By this time, Gibbons said he'd developed an interest in the breadth of cases and experience offered by an investigative position with the state police, and entered their ranks in 1979.

"I planned a sort of progression when I went into the state police, with investigations as my main interest," he said. "I worked hard to get into investigations early in my career, and I proved that it was my forte."

Gibbons first entered the MSP's Division of Intelligence in 1983, and spent the next 26 years investigating a number of high-profile cases in the areas of organized crime, gang violence, and terrorism, to name a few. He spear-headed the Western Massachusetts Gang Task Force, served as the Western Massachusetts commander for the state attorney general's office, and also became a team leader for the State Police Crisis Negotiations Unit. Most recently, he has led the state police detective unit assigned to the Northwestern district attorney's office, covering Hampshire and Franklin counties.

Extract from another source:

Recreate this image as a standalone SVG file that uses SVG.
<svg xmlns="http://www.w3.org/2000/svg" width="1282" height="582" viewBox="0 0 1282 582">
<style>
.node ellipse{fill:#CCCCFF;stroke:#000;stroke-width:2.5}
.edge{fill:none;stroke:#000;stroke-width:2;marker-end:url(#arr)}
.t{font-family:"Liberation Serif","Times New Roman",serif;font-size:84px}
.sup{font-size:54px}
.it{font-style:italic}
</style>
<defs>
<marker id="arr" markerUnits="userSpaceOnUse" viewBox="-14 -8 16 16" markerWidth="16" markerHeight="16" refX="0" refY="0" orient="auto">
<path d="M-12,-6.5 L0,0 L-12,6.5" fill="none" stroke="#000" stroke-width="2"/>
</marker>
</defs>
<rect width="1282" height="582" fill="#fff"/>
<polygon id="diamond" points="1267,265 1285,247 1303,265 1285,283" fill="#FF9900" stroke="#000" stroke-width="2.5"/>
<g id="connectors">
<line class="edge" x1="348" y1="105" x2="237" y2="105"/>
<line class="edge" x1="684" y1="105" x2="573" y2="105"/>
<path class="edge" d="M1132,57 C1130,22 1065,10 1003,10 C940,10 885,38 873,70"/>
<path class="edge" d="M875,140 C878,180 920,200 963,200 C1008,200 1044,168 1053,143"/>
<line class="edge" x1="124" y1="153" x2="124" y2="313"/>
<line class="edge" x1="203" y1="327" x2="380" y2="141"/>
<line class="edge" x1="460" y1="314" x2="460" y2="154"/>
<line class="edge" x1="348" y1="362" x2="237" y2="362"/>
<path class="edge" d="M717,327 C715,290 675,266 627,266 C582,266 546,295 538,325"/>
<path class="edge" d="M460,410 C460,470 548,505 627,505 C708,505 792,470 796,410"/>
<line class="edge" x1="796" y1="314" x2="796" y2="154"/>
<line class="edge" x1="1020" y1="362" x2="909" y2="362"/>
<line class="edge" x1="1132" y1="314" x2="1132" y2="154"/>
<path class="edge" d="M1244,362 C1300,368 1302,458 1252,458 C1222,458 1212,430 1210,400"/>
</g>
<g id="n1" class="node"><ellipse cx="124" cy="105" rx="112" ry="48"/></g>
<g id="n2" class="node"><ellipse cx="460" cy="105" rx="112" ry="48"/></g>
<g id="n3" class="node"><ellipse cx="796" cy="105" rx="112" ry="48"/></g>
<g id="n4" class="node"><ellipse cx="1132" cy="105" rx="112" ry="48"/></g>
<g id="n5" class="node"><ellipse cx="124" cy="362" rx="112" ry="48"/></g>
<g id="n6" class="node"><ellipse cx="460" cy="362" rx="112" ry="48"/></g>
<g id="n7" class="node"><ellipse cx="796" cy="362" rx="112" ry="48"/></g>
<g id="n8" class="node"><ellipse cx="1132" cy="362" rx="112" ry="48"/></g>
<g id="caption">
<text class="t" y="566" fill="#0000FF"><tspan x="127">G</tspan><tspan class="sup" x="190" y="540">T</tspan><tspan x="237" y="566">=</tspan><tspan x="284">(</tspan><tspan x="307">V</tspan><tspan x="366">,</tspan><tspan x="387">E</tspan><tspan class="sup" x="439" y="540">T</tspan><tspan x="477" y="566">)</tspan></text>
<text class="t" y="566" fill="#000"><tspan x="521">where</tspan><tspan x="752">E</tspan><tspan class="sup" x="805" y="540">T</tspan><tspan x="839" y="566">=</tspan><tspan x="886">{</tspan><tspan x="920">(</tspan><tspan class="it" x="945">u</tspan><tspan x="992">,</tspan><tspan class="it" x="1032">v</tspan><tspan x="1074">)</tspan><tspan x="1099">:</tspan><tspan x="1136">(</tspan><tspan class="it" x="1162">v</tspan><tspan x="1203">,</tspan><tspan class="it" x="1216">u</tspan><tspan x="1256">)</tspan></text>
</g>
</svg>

"The result is a wealth of experience working homicides, arson, narcotics, and many other major cases," said Gibbons, noting that some of his duties have included the administration and supervision of wire-tap, Internet crime, and 'Cyber Tip' investigations, management of confidential informants, and retrieval of contraband evidence.

In 1996, Gibbons received a U.S. Drug Enforcement commendation for work on a racketeering and narcotics investigation involving the La Familia gang, and an FBI commendation for his contributions to a narcotics and firearm investigation of the Almighty Latin King gang. A second FBI commendation followed three years later, recognizing Gibbons' contributions to the Western Massachusetts Gang Task Force.

These career highs and many others are what many elected officials say make Gibbons a strong candidate for U.S. Marshal. Regardless of what the future holds, however, Gibbons says his professional focus will remain curbing violent crime both state- and nationwide.

"That's always been my focus, and the bottom line is that's what law enforcement is all about," he said. "It's about cleaning up the streets and making that a top concern in everyone's minds."